→ Record list
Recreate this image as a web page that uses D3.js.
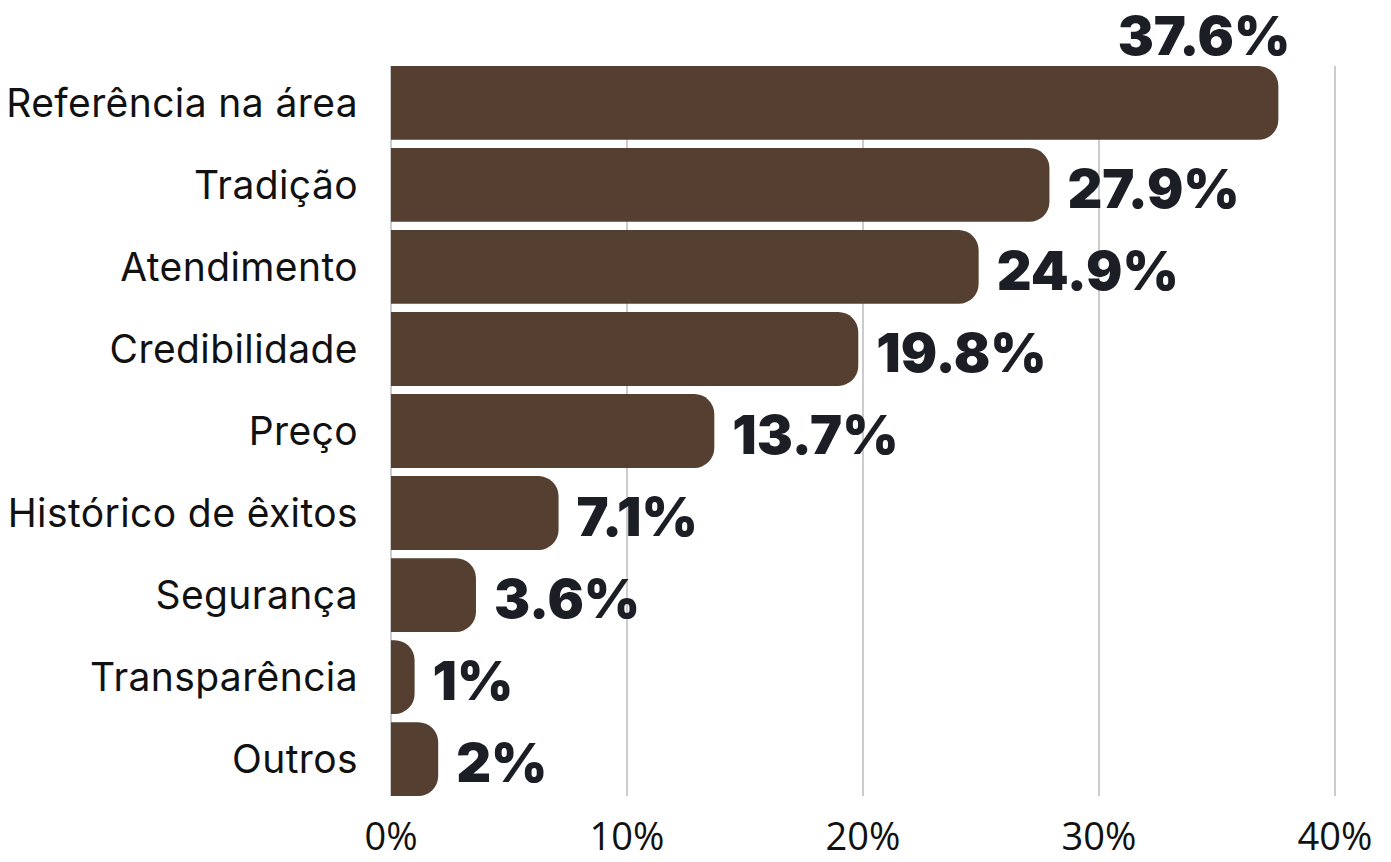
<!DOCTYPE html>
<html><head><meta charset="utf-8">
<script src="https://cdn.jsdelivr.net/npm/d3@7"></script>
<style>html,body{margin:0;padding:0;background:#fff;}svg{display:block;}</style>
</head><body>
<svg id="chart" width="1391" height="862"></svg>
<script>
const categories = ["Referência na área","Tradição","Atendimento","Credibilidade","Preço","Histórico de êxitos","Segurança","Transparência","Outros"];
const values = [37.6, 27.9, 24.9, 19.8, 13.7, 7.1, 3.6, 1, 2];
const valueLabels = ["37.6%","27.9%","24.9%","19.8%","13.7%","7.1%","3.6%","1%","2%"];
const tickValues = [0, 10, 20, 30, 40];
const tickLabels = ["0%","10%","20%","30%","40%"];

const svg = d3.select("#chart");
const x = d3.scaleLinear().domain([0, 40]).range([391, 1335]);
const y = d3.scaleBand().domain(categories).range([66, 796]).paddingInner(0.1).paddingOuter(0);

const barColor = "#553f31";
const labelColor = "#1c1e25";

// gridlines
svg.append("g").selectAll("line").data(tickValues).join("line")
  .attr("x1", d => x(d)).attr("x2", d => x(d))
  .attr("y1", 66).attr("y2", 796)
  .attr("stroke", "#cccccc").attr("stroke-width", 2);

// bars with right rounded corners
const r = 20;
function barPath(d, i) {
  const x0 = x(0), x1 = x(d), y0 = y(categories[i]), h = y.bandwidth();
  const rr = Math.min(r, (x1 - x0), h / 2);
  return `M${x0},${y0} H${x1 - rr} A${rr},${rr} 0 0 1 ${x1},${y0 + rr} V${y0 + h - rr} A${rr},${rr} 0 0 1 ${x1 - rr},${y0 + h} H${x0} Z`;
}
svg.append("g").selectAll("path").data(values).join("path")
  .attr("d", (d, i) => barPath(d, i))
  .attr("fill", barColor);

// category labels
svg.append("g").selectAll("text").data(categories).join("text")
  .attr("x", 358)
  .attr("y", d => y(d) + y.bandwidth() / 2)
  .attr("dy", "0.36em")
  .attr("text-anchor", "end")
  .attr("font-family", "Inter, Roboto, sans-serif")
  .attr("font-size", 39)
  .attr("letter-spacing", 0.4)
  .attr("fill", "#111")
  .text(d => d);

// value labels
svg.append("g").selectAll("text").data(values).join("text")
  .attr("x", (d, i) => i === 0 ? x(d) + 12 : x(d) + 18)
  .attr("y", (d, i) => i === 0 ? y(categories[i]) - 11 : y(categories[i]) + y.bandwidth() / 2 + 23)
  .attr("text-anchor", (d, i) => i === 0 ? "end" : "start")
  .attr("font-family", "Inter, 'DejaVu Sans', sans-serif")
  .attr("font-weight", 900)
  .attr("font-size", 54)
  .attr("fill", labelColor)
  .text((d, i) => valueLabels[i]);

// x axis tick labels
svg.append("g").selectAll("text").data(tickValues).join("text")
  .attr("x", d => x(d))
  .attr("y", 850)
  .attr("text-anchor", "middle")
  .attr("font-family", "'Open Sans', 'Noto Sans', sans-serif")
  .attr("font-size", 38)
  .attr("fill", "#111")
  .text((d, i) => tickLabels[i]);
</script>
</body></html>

==

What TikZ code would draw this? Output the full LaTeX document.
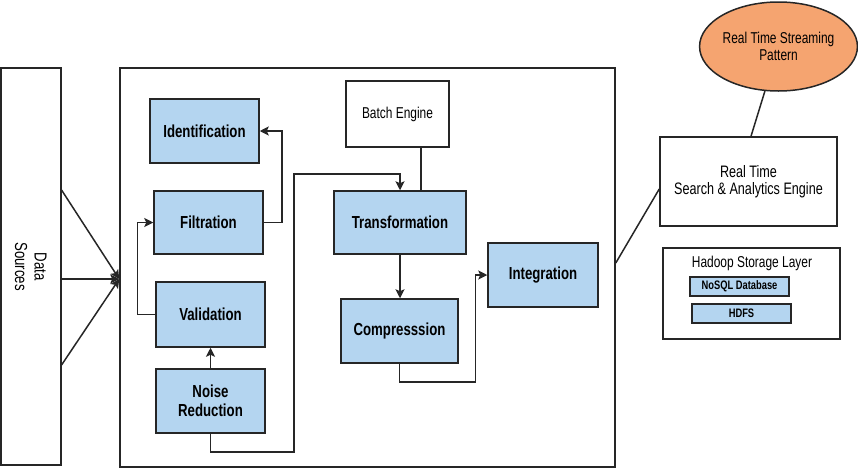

---

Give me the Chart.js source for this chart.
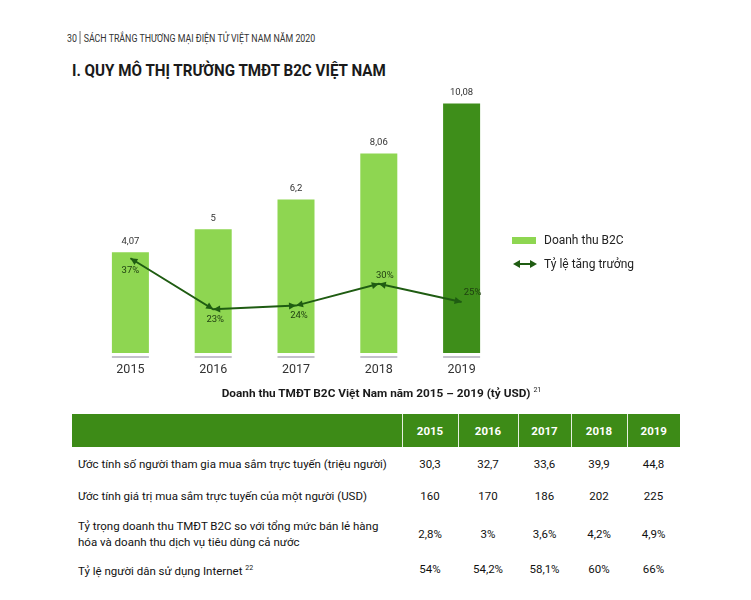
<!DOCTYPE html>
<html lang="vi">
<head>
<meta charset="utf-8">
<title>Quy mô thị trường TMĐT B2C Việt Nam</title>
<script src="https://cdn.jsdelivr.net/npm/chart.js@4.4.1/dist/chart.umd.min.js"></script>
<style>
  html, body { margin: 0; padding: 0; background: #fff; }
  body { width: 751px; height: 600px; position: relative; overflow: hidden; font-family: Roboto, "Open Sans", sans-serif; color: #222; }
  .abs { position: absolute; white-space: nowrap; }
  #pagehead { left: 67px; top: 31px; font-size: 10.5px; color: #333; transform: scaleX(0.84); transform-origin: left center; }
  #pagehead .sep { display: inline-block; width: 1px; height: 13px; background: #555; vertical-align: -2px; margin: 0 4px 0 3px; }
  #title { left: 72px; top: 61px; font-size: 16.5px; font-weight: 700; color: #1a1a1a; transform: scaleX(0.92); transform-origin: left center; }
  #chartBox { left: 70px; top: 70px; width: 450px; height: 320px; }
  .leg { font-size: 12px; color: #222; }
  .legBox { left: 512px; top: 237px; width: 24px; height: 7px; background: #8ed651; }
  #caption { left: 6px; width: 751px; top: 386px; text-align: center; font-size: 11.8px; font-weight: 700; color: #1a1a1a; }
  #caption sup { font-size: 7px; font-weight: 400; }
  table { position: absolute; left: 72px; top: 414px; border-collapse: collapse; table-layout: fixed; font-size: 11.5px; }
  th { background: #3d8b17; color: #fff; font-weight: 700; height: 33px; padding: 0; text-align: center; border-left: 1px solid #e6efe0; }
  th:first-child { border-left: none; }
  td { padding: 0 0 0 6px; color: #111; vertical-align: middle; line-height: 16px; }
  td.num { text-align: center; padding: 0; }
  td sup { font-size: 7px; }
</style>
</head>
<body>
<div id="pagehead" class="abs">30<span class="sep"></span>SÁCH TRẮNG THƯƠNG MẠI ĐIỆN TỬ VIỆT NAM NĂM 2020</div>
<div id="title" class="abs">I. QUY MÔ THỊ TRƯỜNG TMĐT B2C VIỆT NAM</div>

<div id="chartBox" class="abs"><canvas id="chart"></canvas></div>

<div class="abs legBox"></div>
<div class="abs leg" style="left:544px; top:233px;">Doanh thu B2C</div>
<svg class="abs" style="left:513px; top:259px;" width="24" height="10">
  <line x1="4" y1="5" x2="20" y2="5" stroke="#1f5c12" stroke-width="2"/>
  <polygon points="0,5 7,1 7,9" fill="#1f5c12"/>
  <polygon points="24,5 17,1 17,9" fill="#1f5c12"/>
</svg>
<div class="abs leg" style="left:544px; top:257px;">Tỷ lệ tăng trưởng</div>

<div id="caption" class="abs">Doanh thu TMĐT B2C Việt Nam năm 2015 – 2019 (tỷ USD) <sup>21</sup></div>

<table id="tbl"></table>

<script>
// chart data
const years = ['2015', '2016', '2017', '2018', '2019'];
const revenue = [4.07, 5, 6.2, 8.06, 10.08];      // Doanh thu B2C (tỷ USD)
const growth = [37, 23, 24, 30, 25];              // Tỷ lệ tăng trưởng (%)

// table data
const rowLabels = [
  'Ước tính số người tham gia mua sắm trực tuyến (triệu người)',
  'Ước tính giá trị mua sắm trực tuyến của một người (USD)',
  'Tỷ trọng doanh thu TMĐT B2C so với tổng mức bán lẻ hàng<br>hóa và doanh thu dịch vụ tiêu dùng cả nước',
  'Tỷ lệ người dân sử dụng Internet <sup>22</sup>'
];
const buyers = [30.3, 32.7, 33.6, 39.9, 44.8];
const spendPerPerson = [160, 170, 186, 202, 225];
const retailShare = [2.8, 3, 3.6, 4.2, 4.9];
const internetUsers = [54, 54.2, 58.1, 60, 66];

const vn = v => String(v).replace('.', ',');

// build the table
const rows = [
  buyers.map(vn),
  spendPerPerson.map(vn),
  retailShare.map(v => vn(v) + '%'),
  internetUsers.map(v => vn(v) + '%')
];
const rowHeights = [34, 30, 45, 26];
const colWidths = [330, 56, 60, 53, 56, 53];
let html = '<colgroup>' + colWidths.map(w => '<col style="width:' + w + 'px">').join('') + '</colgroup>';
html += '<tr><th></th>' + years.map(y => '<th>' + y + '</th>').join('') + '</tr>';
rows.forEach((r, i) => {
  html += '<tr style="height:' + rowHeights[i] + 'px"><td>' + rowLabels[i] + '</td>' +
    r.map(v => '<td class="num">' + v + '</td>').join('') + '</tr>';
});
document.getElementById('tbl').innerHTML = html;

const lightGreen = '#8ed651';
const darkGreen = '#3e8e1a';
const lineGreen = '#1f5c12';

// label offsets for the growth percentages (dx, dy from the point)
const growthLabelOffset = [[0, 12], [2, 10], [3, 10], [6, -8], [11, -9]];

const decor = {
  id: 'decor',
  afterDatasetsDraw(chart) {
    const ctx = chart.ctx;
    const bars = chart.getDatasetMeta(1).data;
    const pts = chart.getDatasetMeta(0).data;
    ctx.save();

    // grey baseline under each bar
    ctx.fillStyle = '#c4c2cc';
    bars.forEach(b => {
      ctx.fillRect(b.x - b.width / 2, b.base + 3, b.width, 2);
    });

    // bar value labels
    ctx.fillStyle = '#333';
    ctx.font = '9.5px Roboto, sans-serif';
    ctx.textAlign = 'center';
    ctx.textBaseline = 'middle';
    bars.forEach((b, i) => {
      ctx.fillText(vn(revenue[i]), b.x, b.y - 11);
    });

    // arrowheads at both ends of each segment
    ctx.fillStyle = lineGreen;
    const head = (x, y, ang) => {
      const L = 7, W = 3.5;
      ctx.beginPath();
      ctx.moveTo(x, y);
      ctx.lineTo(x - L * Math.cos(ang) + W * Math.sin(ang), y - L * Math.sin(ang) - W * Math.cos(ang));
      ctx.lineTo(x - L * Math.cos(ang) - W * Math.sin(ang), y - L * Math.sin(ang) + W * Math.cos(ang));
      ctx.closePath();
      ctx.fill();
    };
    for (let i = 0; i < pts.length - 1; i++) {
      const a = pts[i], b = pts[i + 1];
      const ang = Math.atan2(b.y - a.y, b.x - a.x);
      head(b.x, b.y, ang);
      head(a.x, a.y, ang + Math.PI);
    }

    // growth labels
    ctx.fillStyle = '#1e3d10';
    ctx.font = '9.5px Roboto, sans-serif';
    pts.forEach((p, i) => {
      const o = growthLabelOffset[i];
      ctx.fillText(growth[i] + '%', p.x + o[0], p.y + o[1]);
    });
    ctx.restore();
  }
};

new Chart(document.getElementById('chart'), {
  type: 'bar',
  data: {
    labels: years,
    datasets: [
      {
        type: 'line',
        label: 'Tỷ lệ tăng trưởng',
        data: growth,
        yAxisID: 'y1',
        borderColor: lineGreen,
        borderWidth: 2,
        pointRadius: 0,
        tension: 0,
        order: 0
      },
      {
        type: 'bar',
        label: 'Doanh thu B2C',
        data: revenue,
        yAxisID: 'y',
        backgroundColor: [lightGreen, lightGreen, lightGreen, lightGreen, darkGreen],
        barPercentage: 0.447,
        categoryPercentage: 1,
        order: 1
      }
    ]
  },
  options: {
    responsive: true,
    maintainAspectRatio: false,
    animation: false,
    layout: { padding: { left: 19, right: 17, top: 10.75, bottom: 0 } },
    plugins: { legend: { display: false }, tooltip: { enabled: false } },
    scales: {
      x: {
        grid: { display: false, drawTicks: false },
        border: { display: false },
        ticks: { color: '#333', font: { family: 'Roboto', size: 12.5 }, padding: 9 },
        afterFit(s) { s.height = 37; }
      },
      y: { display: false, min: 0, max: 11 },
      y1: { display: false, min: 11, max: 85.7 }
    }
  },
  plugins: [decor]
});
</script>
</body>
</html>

→ Problem description
Locate the lines above that contain "this" and copy them.

→ Solution to the exercise
Recreate this image as a web page that uses D3.js.
What TikZ code would draw this? Output the full LaTeX document.
Give me the Chart.js source for this chart.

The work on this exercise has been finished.